A pastagem outrora mantida em comum foi dividida em famílias individuais na década de 1990. No início dos anos 2000, nómadas agora sedentários começaram a instalar cercas de metal ao longo dos limites das suas terras para evitar que o gado vagueasse e para ajudar a mantê-lo protegido dos lobos. Isto significava que os pastores não precisavam mais de cuidar e pastorear os seus rebanhos.

Confinados dentro de cercas, entretanto, iaques e ovelhas podem pastar onde quiserem. Quando os pikas estão por perto, é fácil para eles cruzar as cercas e dispersar-se. O resultado de os nómadas serem incapazes de mover os seus rebanhos tão livremente quanto antes é o pastoreio intensivo que forneceu o ambiente ideal para esses pequenos mamíferos se desenvolverem.

O veredito

O planalto abriga cerca de 6 milhões de pastores. A expansão de manchas de terra preta nas pastagens ameaça o seu sustento e, embora o número de pikas continue a aumentar, a comunidade científica está dividida quanto à melhor resposta.

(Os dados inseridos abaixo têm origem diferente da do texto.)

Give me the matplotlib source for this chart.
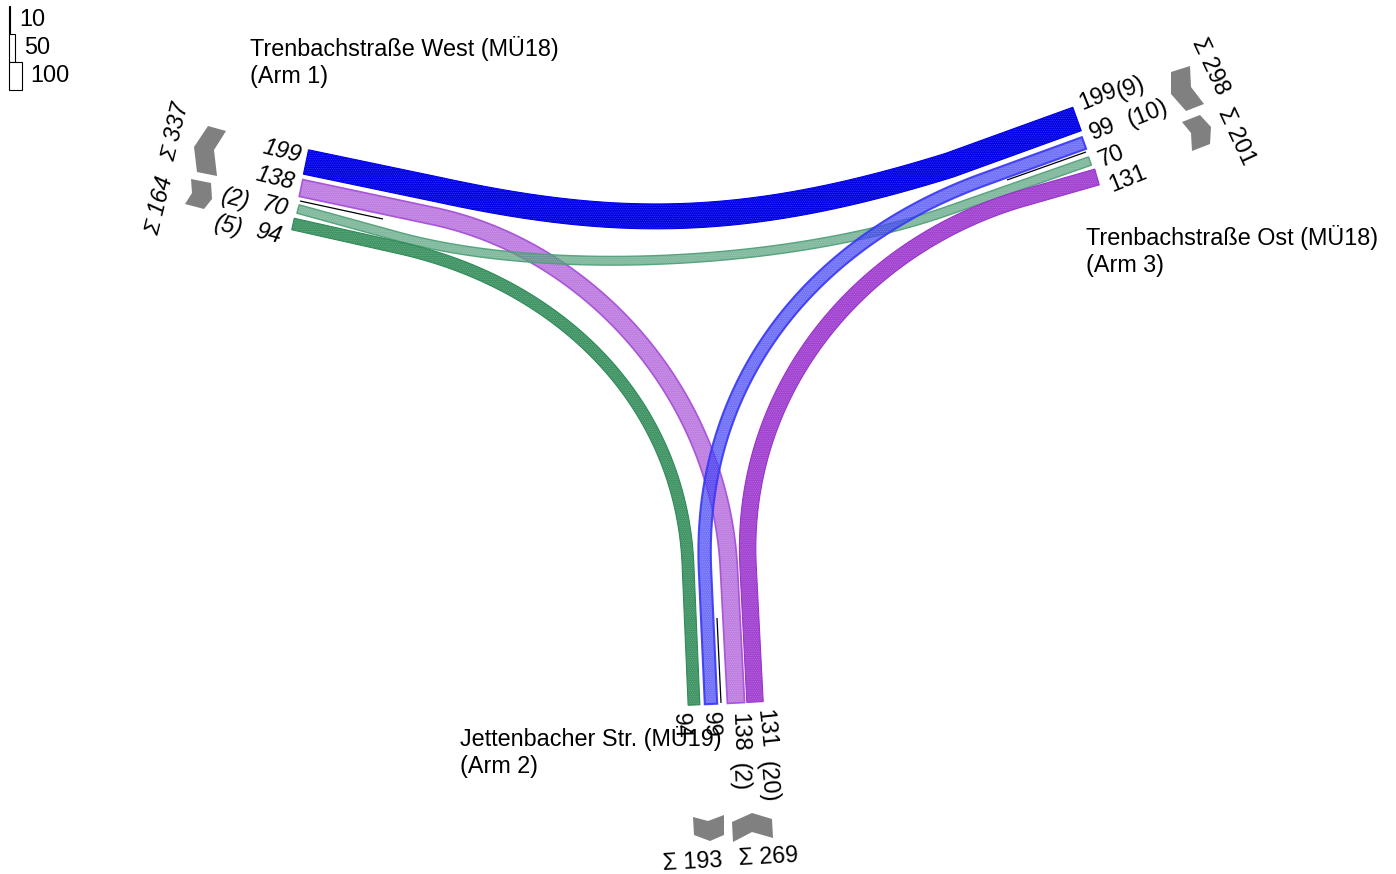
import numpy as np
import matplotlib
matplotlib.use('Agg')
import matplotlib.pyplot as plt
from matplotlib.patches import Polygon, Rectangle

plt.rcParams['font.family'] = ['Liberation Sans', 'DejaVu Sans']
plt.rcParams['hatch.linewidth'] = 0.4

# traffic volumes per movement
volumes = [199, 138, 70, 94, 99, 131]
colors = ['#0000e6', '#a64dd6', '#4f9f78', '#2e8b57', '#3a3af5', '#9a32cd']
alphas = [1.0, 0.72, 0.72, 0.92, 0.72, 0.92]
edge_widths = [0.8, 1.2, 1.0, 0.8, 1.5, 0.8]

# centre line of each movement in picture pixels:
# arm end, start of bend, two bezier handles, end of bend, other arm end
paths = [
    [(306, 162), (440, 190), (620, 229), (748, 228), (950, 165), (1077, 119)],
    [(301, 188), (433, 216), (586, 248), (720, 390), (729, 570), (736, 703)],
    [(298, 209), (400, 237), (553, 278), (797, 264), (950, 210), (1090, 161)],
    [(293, 224), (400, 248), (560, 284), (681, 402), (688, 565), (694, 705)],
    [(1084, 143), (985, 179), (815, 240), (697, 380), (705, 570), (711, 704)],
    [(1097, 177), (1020, 199), (862, 246), (740, 388), (748, 565), (755, 702)],
]

# heavy vehicle marker lines
hv_x = [[300, 383], [1007, 1086], [717, 721]]
hv_y = [[201, 219], [180, 152], [618, 703]]

# block arrows with the arm totals
arrow_shapes = [
    [(208, 126), (226, 131), (214, 150), (217, 176), (197, 172), (194, 147)],
    [(191, 179), (211, 183), (212, 199), (204, 209), (185, 204), (192, 193)],
    [(1171, 72), (1190, 66), (1191, 87), (1204, 104), (1186, 111), (1171, 94)],
    [(1182, 122), (1200, 115), (1211, 127), (1210, 144), (1192, 151), (1191, 133)],
    [(693, 817), (708, 821), (724, 815), (724, 835), (710, 841), (694, 835)],
    [(732, 822), (752, 813), (772, 819), (773, 838), (752, 832), (733, 842)],
]

# text, x, y, rotation, italic
labels = [
    ('199', 282, 151, -14, True), ('138', 275, 178, -14, True),
    ('70', 275, 207, -14, True), ('94', 268, 234, -14, True),
    ('(2)', 236, 199, -14, True), ('(5)', 229, 226, -14, True),
    ('Σ 337', 175, 132, 76, True), ('Σ 164', 159, 206, 76, True),
    ('199', 1098, 97, 22, False), ('(9)', 1131, 88, 22, False),
    ('99', 1102, 129, 22, False), ('(10)', 1148, 113, 22, False),
    ('70', 1111, 156, 22, False), ('131', 1128, 179, 22, False),
    ('Σ 298', 1211, 66, -65, False), ('Σ 201', 1237, 136, -65, False),
    ('94', 681, 726, -88, False), ('99', 711, 725, -88, False),
    ('138', 739, 732, -88, False), ('131', 766, 729, -84, False),
    ('(2)', 739, 777, -88, False), ('(20)', 768, 782, -85, False),
    ('Σ 193', 692, 862, 3, False), ('Σ 269', 768, 857, 3, False),
]

arm_names = [
    ('Trenbachstraße West (MÜ18)\n(Arm 1)', 250, 62),
    ('Trenbachstraße Ost (MÜ18)\n(Arm 3)', 1086, 251),
    ('Jettenbacher Str. (MÜ19)\n(Arm 2)', 460, 752),
]

legend_values = [10, 50, 100]
legend_y = [6, 34, 62]
px_per_unit = 0.125


def centre_line(ctrl):
    p = np.array(ctrl, dtype=float)
    t = np.linspace(0, 1, 200)[:, None]
    bend = (1-t)**3*p[1] + 3*(1-t)**2*t*p[2] + 3*(1-t)*t**2*p[3] + t**3*p[4]
    return np.vstack([p[0], bend, p[5]])


def ribbon(ctrl, width):
    pts = centre_line(ctrl)
    d = np.gradient(pts, axis=0)
    # the first and last steps are long straights, keep their direction
    d[0] = pts[1] - pts[0]
    d[-1] = pts[-1] - pts[-2]
    n = np.column_stack([-d[:, 1], d[:, 0]]) / np.linalg.norm(d, axis=1)[:, None]
    return np.vstack([pts + n*width/2, (pts - n*width/2)[::-1]])


fig = plt.figure(figsize=(13.96, 8.74), dpi=100)
ax = fig.add_axes([0, 0, 1, 1])
ax.set_xlim(0, 1396)
ax.set_ylim(874, 0)
ax.axis('off')

for ctrl, vol, col, a, ew in zip(paths, volumes, colors, alphas, edge_widths):
    poly = ribbon(ctrl, vol*px_per_unit)
    ax.add_patch(Polygon(poly, closed=True, facecolor=col, edgecolor='none', alpha=a))
    # dotted screen of the original fill
    ax.add_patch(Polygon(poly, closed=True, fill=False, edgecolor='white', hatch='.........', lw=0, alpha=0.25))
    ax.add_patch(Polygon(poly, closed=True, fill=False, edgecolor=col, lw=ew, alpha=min(a+0.2, 1)))

for xs, ys in zip(hv_x, hv_y):
    ax.plot(xs, ys, color='black', lw=0.9, solid_capstyle='butt')

for shape in arrow_shapes:
    ax.add_patch(Polygon(shape, closed=True, facecolor='#808080', edgecolor='none'))

for txt, x, y, rot, ital in labels:
    ax.text(x, y, txt, rotation=rot, fontsize=16.8, ha='center', va='center',
            style='italic' if ital else 'normal', rotation_mode='anchor')

for txt, x, y in arm_names:
    ax.text(x, y, txt, fontsize=16.8, ha='left', va='center', linespacing=1.2)

# volume scale in the corner
for val, y0 in zip(legend_values, legend_y):
    w = val*px_per_unit
    ax.add_patch(Rectangle((9, y0), w, 27.5, facecolor='white', edgecolor='black', lw=0.8))
    ax.text(9 + w + 9, y0 + 14, str(val), fontsize=16.8, ha='left', va='center')

fig.savefig('out.png', dpi=100)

Alguns acreditam que as pequenas criaturas devem ser sacrificadas, enquanto outros argumentam que elas desempenham um papel crítico na parte inferior da cadeia alimentar, apoiando populações de raposas, doninhas, felinos e aves de rapina e, portanto, devem ser protegidas.

O pika do planalto desempenha um papel central nesta crise, mas as mudanças no uso da terra entre os nómadas locais são o verdadeiro problema. Manter a relva mais alta do que 10 cm significaria menos comida para os iaques, e a maioria dos nómadas não pode pagar a escassez de carne, manteiga e leite que obtêm do seu gado.

Os subsídios do governo que estão mais precisamente ligados ao tamanho do rebanho de cada família poderiam compensar os nómadas por deixar áreas livres de pastagem.

A solução para salvar os prados do planalto, por isso, não é demonizar o pika, mas desenvolver uma solução culturalmente aceitável que controle as populações deste mamífero selvagem e permita que os pastores nómadas continuem a ganhar a vida.